Building with this patch also usually results in smaller databases
because blocks aren't cycled by the versioning. Running quartzcompact
on the results with and without this patch would produce a very similar
size database, but using it means you'll need less disk space to
actually build in - helpful if you're reindexing to replace an existing
database which you need to keep around while the replacement is
building.
Anyway, try it out on your own datasets and let me know how it does.
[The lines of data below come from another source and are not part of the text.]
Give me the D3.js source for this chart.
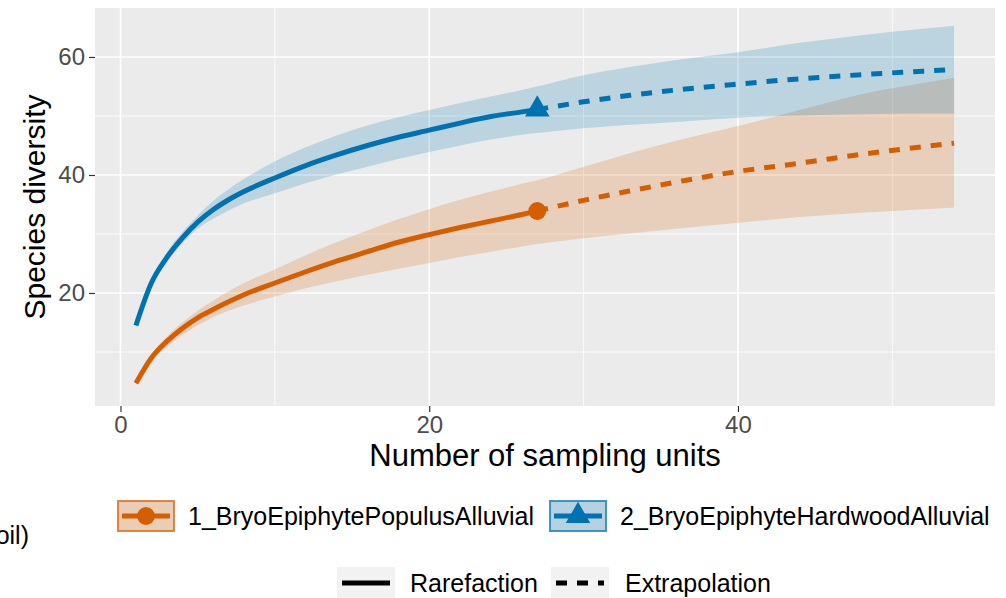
<!DOCTYPE html>
<html>
<head>
<meta charset="utf-8">
<script src="https://cdn.jsdelivr.net/npm/d3@7"></script>
<style>
  body { margin: 0; background: #fff; }
  svg text { font-family: "Liberation Sans", Arial, Helvetica, sans-serif; }
</style>
</head>
<body>
<svg id="chart" width="1006" height="598"></svg>
<script>
// sampling sizes (knots) shared by both assemblages
const allX = [1,2,3,4,5,6,7,8,10,12,14,16,18,20,22,24,26,27,30,33,36,40,44,48,52,54];
const rareX = [1,2,3,4,5,6,7,8,10,12,14,16,18,20,22,24,26,27];
const extraX = [27,30,33,36,40,44,48,52,54];

const siteNames = ["1_BryoEpiphytePopulusAlluvial", "2_BryoEpiphyteHardwoodAlluvial"];
const methodNames = ["Rarefaction", "Extrapolation"];

// 1_BryoEpiphytePopulusAlluvial
const populusRare = [4.7,9.0,11.8,14.0,15.8,17.2,18.5,19.7,21.7,23.6,25.4,27.0,28.6,29.9,31.1,32.2,33.3,33.9];
const populusExtra = [33.9,35.7,37.3,38.8,40.6,42.0,43.5,44.8,45.4];
const populusUpper = [5.0,9.6,12.6,15.0,17.0,18.7,20.3,21.7,24.0,26.4,28.6,30.6,32.5,34.2,35.8,37.2,38.5,39.1,41.4,43.7,45.8,48.3,51.0,53.7,55.6,56.5];
const populusLower = [4.4,8.4,10.9,12.9,14.5,15.9,17.0,17.9,19.4,20.8,22.0,23.1,24.1,25.1,26.1,27.0,27.9,28.3,29.3,30.1,30.9,31.9,32.9,33.6,34.2,34.5];

// 2_BryoEpiphyteHardwoodAlluvial
const hardwoodRare = [14.5,21.7,26.0,29.3,32.0,34.1,35.8,37.2,39.5,41.6,43.4,45.0,46.4,47.6,48.8,49.9,50.7,51.1];
const hardwoodExtra = [51.1,52.4,53.5,54.4,55.4,56.3,57.0,57.6,57.9];
const hardwoodUpper = [14.8,22.3,26.9,30.3,33.1,35.6,37.6,39.3,42.3,44.7,46.7,48.4,49.8,51.0,52.2,53.3,54.4,55.0,56.9,58.3,59.5,60.8,62.4,63.7,64.8,65.3];
const hardwoodLower = [14.2,21.1,25.2,28.4,30.9,32.6,34.0,35.2,36.9,38.6,40.1,41.4,42.7,43.9,45.0,46.0,46.8,47.1,47.9,48.5,49.0,49.7,50.1,50.3,50.4,50.4];

const xTicks = [0, 20, 40];
const yTicks = [20, 40, 60];
const xMinor = [10, 30, 50];
const yMinor = [10, 30, 50];

const colors = ["#D55E00", "#0072B2"];

const sites = [
  {name: siteNames[0], color: colors[0], shape: "circle",
   rare: rareX.map((x, i) => [x, populusRare[i]]),
   extra: extraX.map((x, i) => [x, populusExtra[i]]),
   band: allX.map((x, i) => [x, populusLower[i], populusUpper[i]])},
  {name: siteNames[1], color: colors[1], shape: "triangle",
   rare: rareX.map((x, i) => [x, hardwoodRare[i]]),
   extra: extraX.map((x, i) => [x, hardwoodExtra[i]]),
   band: allX.map((x, i) => [x, hardwoodLower[i], hardwoodUpper[i]])}
];

const svg = d3.select("#chart");
const panel = {left: 95, right: 995, top: 8, bottom: 406};

const x = d3.scaleLinear().domain([-1.65, 56.65]).range([panel.left, panel.right]);
const y = d3.scaleLinear().domain([0.85, 68.3]).range([panel.bottom, panel.top]);

// panel background
svg.append("rect")
  .attr("x", panel.left).attr("y", panel.top)
  .attr("width", panel.right - panel.left).attr("height", panel.bottom - panel.top)
  .attr("fill", "#ebebeb");

// grid
const grid = svg.append("g");
grid.selectAll(".xminor").data(xMinor).enter().append("line")
  .attr("x1", d => x(d)).attr("x2", d => x(d))
  .attr("y1", panel.top).attr("y2", panel.bottom)
  .attr("stroke", "#fff").attr("stroke-width", 0.8);
grid.selectAll(".yminor").data(yMinor).enter().append("line")
  .attr("y1", d => y(d)).attr("y2", d => y(d))
  .attr("x1", panel.left).attr("x2", panel.right)
  .attr("stroke", "#fff").attr("stroke-width", 0.8);
grid.selectAll(".xmajor").data(xTicks).enter().append("line")
  .attr("x1", d => x(d)).attr("x2", d => x(d))
  .attr("y1", panel.top).attr("y2", panel.bottom)
  .attr("stroke", "#fff").attr("stroke-width", 1.6);
grid.selectAll(".ymajor").data(yTicks).enter().append("line")
  .attr("y1", d => y(d)).attr("y2", d => y(d))
  .attr("x1", panel.left).attr("x2", panel.right)
  .attr("stroke", "#fff").attr("stroke-width", 1.6);

// ribbons
const area = d3.area().x(d => x(d[0])).y0(d => y(d[1])).y1(d => y(d[2])).curve(d3.curveMonotoneX);
svg.append("g").selectAll("path").data(sites).enter().append("path")
  .attr("d", d => area(d.band))
  .attr("fill", d => d.color)
  .attr("fill-opacity", 0.2);

// lines
const line = d3.line().x(d => x(d[0])).y(d => y(d[1])).curve(d3.curveMonotoneX);
const lines = svg.append("g");
lines.selectAll(".rare").data(sites).enter().append("path")
  .attr("d", d => line(d.rare))
  .attr("fill", "none").attr("stroke", d => d.color)
  .attr("stroke-width", 5).attr("stroke-linejoin", "round");
lines.selectAll(".extra").data(sites).enter().append("path")
  .attr("d", d => line(d.extra))
  .attr("fill", "none").attr("stroke", d => d.color)
  .attr("stroke-width", 5).attr("stroke-dasharray", "11,10");

// reference sample points
const circleSym = d3.symbol().type(d3.symbolCircle).size(250);
const triSym = d3.symbol().type(d3.symbolTriangle).size(260);
svg.append("g").selectAll("path").data(sites).enter().append("path")
  .attr("transform", d => {
    const p = d.rare[d.rare.length - 1];
    return "translate(" + x(p[0]) + "," + y(p[1]) + ")";
  })
  .attr("d", d => d.shape === "circle" ? circleSym() : triSym())
  .attr("fill", d => d.color);

// axes
const xAxis = svg.append("g")
  .attr("transform", "translate(0," + panel.bottom + ")")
  .call(d3.axisBottom(x).tickValues(xTicks).tickSize(6).tickPadding(4));
const yAxis = svg.append("g")
  .attr("transform", "translate(" + panel.left + ",0)")
  .call(d3.axisLeft(y).tickValues(yTicks).tickSize(6).tickPadding(4));
[xAxis, yAxis].forEach(a => {
  a.select(".domain").remove();
  a.selectAll(".tick line").attr("stroke", "#333").attr("stroke-width", 1.2);
  a.selectAll(".tick text").attr("fill", "#4d4d4d")
    .style("font-size", "24px").style("font-family", "Liberation Sans, Arial, sans-serif");
});

// axis titles
svg.append("text")
  .attr("x", (panel.left + panel.right) / 2).attr("y", 466)
  .attr("text-anchor", "middle").style("font-size", "31px")
  .text("Number of sampling units");
svg.append("text")
  .attr("transform", "translate(45," + (panel.top + panel.bottom) / 2 + ") rotate(-90)")
  .attr("text-anchor", "middle").style("font-size", "30px")
  .text("Species diversity");

// clipped legend title fragment on left
svg.append("text")
  .attr("x", 29).attr("y", 544)
  .attr("text-anchor", "end").style("font-size", "25px")
  .text("(soil)");

// legend row 1: assemblages
const keyW = 58, keyH = 32;
const leg1 = [{key: 117, text: 188}, {key: 549, text: 620}];
const row1 = svg.append("g").selectAll("g").data(sites).enter().append("g")
  .attr("transform", (d, i) => "translate(" + leg1[i].key + ",500)");
row1.append("rect")
  .attr("width", keyW).attr("height", keyH)
  .attr("fill", "#f2f2f2");
row1.append("rect")
  .attr("x", 1).attr("y", 1)
  .attr("width", keyW - 2).attr("height", keyH - 2)
  .attr("fill", d => d.color).attr("fill-opacity", 0.25)
  .attr("stroke", d => d.color).attr("stroke-opacity", 0.7).attr("stroke-width", 2);
row1.append("line")
  .attr("x1", 5).attr("x2", keyW - 5).attr("y1", keyH / 2).attr("y2", keyH / 2)
  .attr("stroke", d => d.color).attr("stroke-width", 5);
row1.append("path")
  .attr("transform", "translate(" + keyW / 2 + "," + keyH / 2 + ")")
  .attr("d", d => d.shape === "circle" ? circleSym() : triSym())
  .attr("fill", d => d.color);
row1.append("text")
  .attr("x", (d, i) => leg1[i].text - leg1[i].key).attr("y", keyH / 2 + 9)
  .style("font-size", "25px")
  .text(d => d.name);

// legend row 2: method
const leg2 = [{key: 337, text: 410, dash: null}, {key: 551, text: 625, dash: "11,10"}];
const row2 = svg.append("g").selectAll("g").data(methodNames).enter().append("g")
  .attr("transform", (d, i) => "translate(" + leg2[i].key + ",567)");
row2.append("rect")
  .attr("width", keyW).attr("height", keyH)
  .attr("fill", "#f2f2f2");
row2.append("line")
  .attr("x1", 5).attr("x2", keyW - 5).attr("y1", keyH / 2).attr("y2", keyH / 2)
  .attr("stroke", "#000").attr("stroke-width", 5)
  .attr("stroke-dasharray", (d, i) => leg2[i].dash);
row2.append("text")
  .attr("x", (d, i) => leg2[i].text - leg2[i].key).attr("y", keyH / 2 + 9)
  .style("font-size", "25px")
  .text(d => d);
</script>
</body>
</html>
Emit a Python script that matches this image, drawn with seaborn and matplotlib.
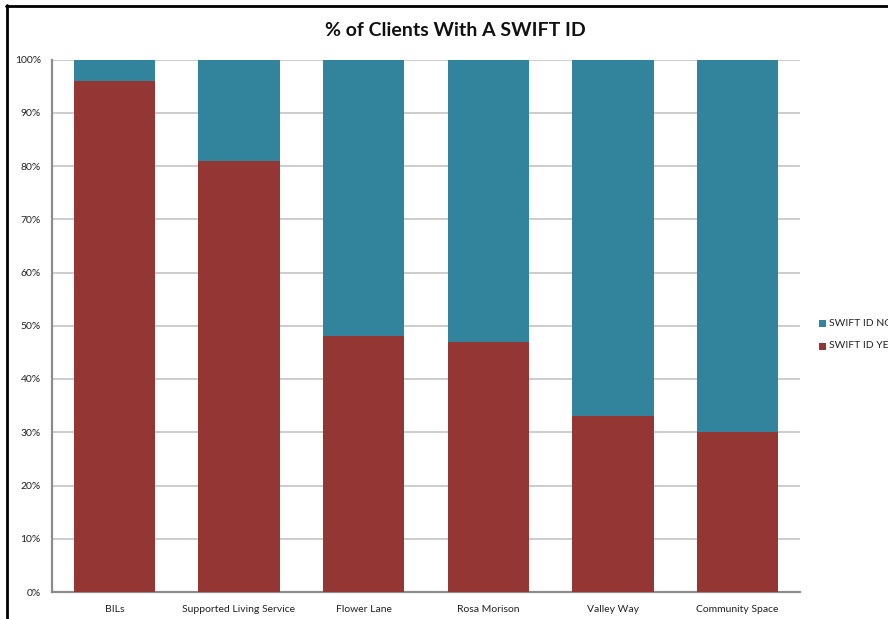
import matplotlib
matplotlib.use("Agg")
import matplotlib.pyplot as plt
import seaborn as sns
import pandas as pd
from matplotlib.lines import Line2D
from matplotlib.patches import Rectangle

categories = ["BILs", "Supported Living Service", "Flower Lane",
              "Rosa Morison", "Valley Way", "Community Space"]
swift_yes = [96, 81, 48, 47, 33, 30]
swift_no = [4, 19, 52, 53, 67, 70]
y_ticks = [0, 10, 20, 30, 40, 50, 60, 70, 80, 90, 100]
y_tick_labels = [f"{v}%" for v in y_ticks]

RED = "#943634"
TEAL = "#31849B"

sns.set_theme(style="white")
plt.rcParams["font.family"] = ["Lato", "DejaVu Sans"]

df = pd.DataFrame({"category": categories, "yes": swift_yes, "no": swift_no})
df["total"] = df["yes"] + df["no"]

fig = plt.figure(figsize=(8.88, 6.19), dpi=100)
ax = fig.add_axes([52 / 888, 1 - 592 / 619, (800 - 52) / 888, (592 - 59.5) / 619])

# Stacked bars: full height (NO on top) then YES from the baseline
sns.barplot(data=df, x="category", y="total", color=TEAL, width=0.65,
            saturation=1, linewidth=0, ax=ax, zorder=3)
sns.barplot(data=df, x="category", y="yes", color=RED, width=0.65,
            saturation=1, linewidth=0, ax=ax, zorder=4)

ax.set_xlim(-0.5, len(categories) - 0.5)
ax.set_ylim(0, 100)
ax.set_yticks(y_ticks)
ax.set_yticklabels(y_tick_labels)
ax.set_xlabel("")
ax.set_ylabel("")
ax.tick_params(axis="both", length=0, labelsize=7.5, colors="#222222")
ax.tick_params(axis="y", pad=8)
ax.tick_params(axis="x", pad=9)
ax.yaxis.grid(True, color="#bfbfbf", linewidth=1.1, zorder=0)
ax.set_axisbelow(True)
for s in ["top", "right"]:
    ax.spines[s].set_visible(False)
for s in ["left", "bottom"]:
    ax.spines[s].set_color("#8c8c8c")
    ax.spines[s].set_linewidth(1.6)

fig.text(455 / 888, 1 - 30 / 619, "% of Clients With A SWIFT ID",
         ha="center", va="center", fontsize=14, fontweight="bold", color="#111111")

# Legend entries at the right edge
for label, color, ypix in [("SWIFT ID NO", TEAL, 323), ("SWIFT ID YES", RED, 346)]:
    fig.patches.append(Rectangle((819 / 888, 1 - (ypix + 4) / 619), 7 / 888, 7 / 619,
                                 transform=fig.transFigure, facecolor=color,
                                 edgecolor="none"))
    fig.text(829 / 888, 1 - ypix / 619, label, ha="left", va="center",
             fontsize=7.5, color="#222222")

# Outer frame lines of the chart container
fig.add_artist(Line2D([7 / 888, 7 / 888], [0, 1 - 5 / 619], color="black",
                      linewidth=2, transform=fig.transFigure))
fig.add_artist(Line2D([6 / 888, 1], [1 - 6 / 619, 1 - 6 / 619], color="black",
                      linewidth=2, transform=fig.transFigure))

fig.savefig("out.png", dpi=100, facecolor="white")
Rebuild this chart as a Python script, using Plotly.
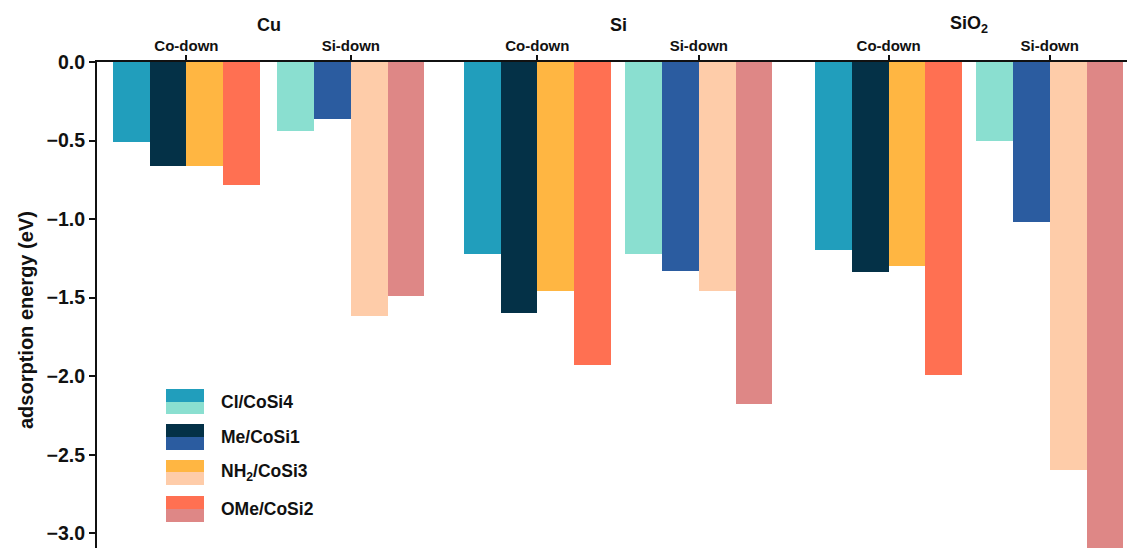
import plotly.graph_objects as go

# Adsorption energies (eV) per ligand, for each substrate
substrates = ["Cu", "Si", "SiO<sub>2</sub>"]
series_names = ["Cl/CoSi4", "Me/CoSi1", "NH<sub>2</sub>/CoSi3", "OMe/CoSi2"]

co_down = {
    "Cl/CoSi4":  [-0.51, -1.22, -1.20],
    "Me/CoSi1":  [-0.66, -1.60, -1.34],
    "NH2/CoSi3": [-0.66, -1.46, -1.30],
    "OMe/CoSi2": [-0.78, -1.93, -1.99],
}
si_down = {
    "Cl/CoSi4":  [-0.44, -1.22, -0.50],
    "Me/CoSi1":  [-0.36, -1.33, -1.02],
    "NH2/CoSi3": [-1.62, -1.46, -2.60],
    "OMe/CoSi2": [-1.49, -2.18, -3.15],
}
series_keys = ["Cl/CoSi4", "Me/CoSi1", "NH2/CoSi3", "OMe/CoSi2"]

dark_colors = ["#219ebc", "#043147", "#ffb642", "#ff7052"]
light_colors = ["#8adfd0", "#2b5ca0", "#fecca9", "#de8786"]

orientation_labels = ["Co-down", "Si-down"]
y_ticks = [0, -0.5, -1.0, -1.5, -2.0, -2.5, -3.0]

# Layout: one x unit equals one bar width
W, H = 1127, 548
ML, MT = 97, 62
co_pos = [2.43, 11.97, 21.52]
si_pos = [6.90, 16.36, 25.90]
x_range = [0, 28.0]
y_range = [-3.094, 0]

FONT = "Liberation Sans, Arial, sans-serif"
INK = "#111111"

fig = go.Figure()
for i, key in enumerate(series_keys):
    off = i - 1.5
    fig.add_trace(go.Bar(
        x=[p + off for p in co_pos], y=co_down[key], width=1.0,
        marker=dict(color=dark_colors[i], line=dict(width=0)),
        showlegend=False, name=key + " Co-down"))
    fig.add_trace(go.Bar(
        x=[p + off for p in si_pos], y=si_down[key], width=1.0,
        marker=dict(color=light_colors[i], line=dict(width=0)),
        showlegend=False, name=key + " Si-down"))

tickvals, ticktext = [], []
for c, s in zip(co_pos, si_pos):
    tickvals += [c, s]
    ticktext += orientation_labels

pw, ph = W - ML, H - MT


def px_x(px):
    return (px - ML) / pw


def px_y(py):
    return (H - py) / ph


annotations = []
# substrate headers centred over each pair of groups
for name, c, s in zip(substrates, co_pos, si_pos):
    annotations.append(dict(
        x=(c + s) / 2, xref="x", y=px_y(25), yref="paper",
        text=name, showarrow=False,
        font=dict(family=FONT, size=18, color=INK, weight="bold"),
        xanchor="center", yanchor="middle"))

# y-axis title
annotations.append(dict(
    x=px_x(26), xref="paper", y=px_y(320), yref="paper",
    text="adsorption energy (eV)", textangle=-90, showarrow=False,
    font=dict(family=FONT, size=20, color=INK, weight="bold"),
    xanchor="center", yanchor="middle"))

# two-tone legend
shapes = []
rows = [(389, 402, 414), (424, 437, 450), (460, 472, 485), (496, 509, 522)]
for i, (top, mid, bot) in enumerate(rows):
    shapes.append(dict(type="rect", xref="paper", yref="paper",
                       x0=px_x(166), x1=px_x(204), y0=px_y(mid), y1=px_y(top),
                       fillcolor=dark_colors[i], line=dict(width=0)))
    shapes.append(dict(type="rect", xref="paper", yref="paper",
                       x0=px_x(166), x1=px_x(204), y0=px_y(bot), y1=px_y(mid),
                       fillcolor=light_colors[i], line=dict(width=0)))
    annotations.append(dict(
        x=px_x(219), xref="paper", y=px_y((top + bot) / 2), yref="paper",
        text=series_names[i], showarrow=False,
        font=dict(family=FONT, size=17.5, color=INK, weight="bold"),
        xanchor="left", yanchor="middle"))

fig.update_layout(
    width=W, height=H,
    margin=dict(l=ML, r=0, t=MT, b=0, autoexpand=False),
    paper_bgcolor="white", plot_bgcolor="white",
    barmode="overlay", bargap=0,
    annotations=annotations, shapes=shapes,
    xaxis=dict(
        range=x_range, side="top", showgrid=False, zeroline=False,
        showline=True, linecolor=INK, linewidth=2,
        ticks="outside", ticklen=5, tickwidth=1.5, tickcolor=INK,
        tickmode="array", tickvals=tickvals, ticktext=ticktext,
        ticklabelstandoff=-2,
        tickfont=dict(family=FONT, size=15, color=INK, weight="bold")),
    yaxis=dict(
        range=y_range, showgrid=False, zeroline=False,
        showline=True, linecolor=INK, linewidth=2,
        ticks="outside", ticklen=6, tickwidth=2, tickcolor=INK,
        tickmode="array", tickvals=y_ticks, tickformat=".1f",
        tickfont=dict(family=FONT, size=19.5, color=INK, weight="bold")),
)

fig.write_html("out.html")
It's likely to get folded into a future release, but it needs hooking
into the API (probably as a flag passed when opening a database).
Cheers,
Olly
-------------- next part --------------
--- backends/quartz/btree.cc.orig Mon Jun 21 04:37:11 2004
+++ backends/quartz/btree.cc Mon Jun 28 14:43:36 2004
@@ -23,7 +23,7 @@
*/
#include <config.h>
-
+#define DANGEROUS
#ifdef HAVE_GLIBC
#if !defined _XOPEN_SOURCE
// Need this to get pread and pwrite with GNU libc
@@ -448,6 +448,7 @@
* the block number of another block in the B-tree structure.
*/
+#ifndef DANGEROUS
static void set_block_given_by(byte * p, int c, uint4 n)
{
c = GETD(p, c); /* c is an offset to an item */
@@ -455,6 +456,7 @@
/* c is an offset to a block number */
set_int4(p, c, n);
}
+#endif
/** block_given_by(p, c) finds the item at block address p, directory offset c,
* and returns its tag value as an integer.
@@ -494,6 +496,9 @@
{
DEBUGCALL(DB, void, "Btree::alter", "");
Assert(writable);
+#ifdef DANGEROUS
+ C[0].rewrite = true;
+#else
int j = 0;
byte * p = C[j].p;
while (true) {
@@ -512,6 +517,7 @@
p = C[j].p;
set_block_given_by(p, C[j].c, n);
}
+#endif
}
/** compare_keys(k1, k2) compares two keys pointed to by k1 and k2.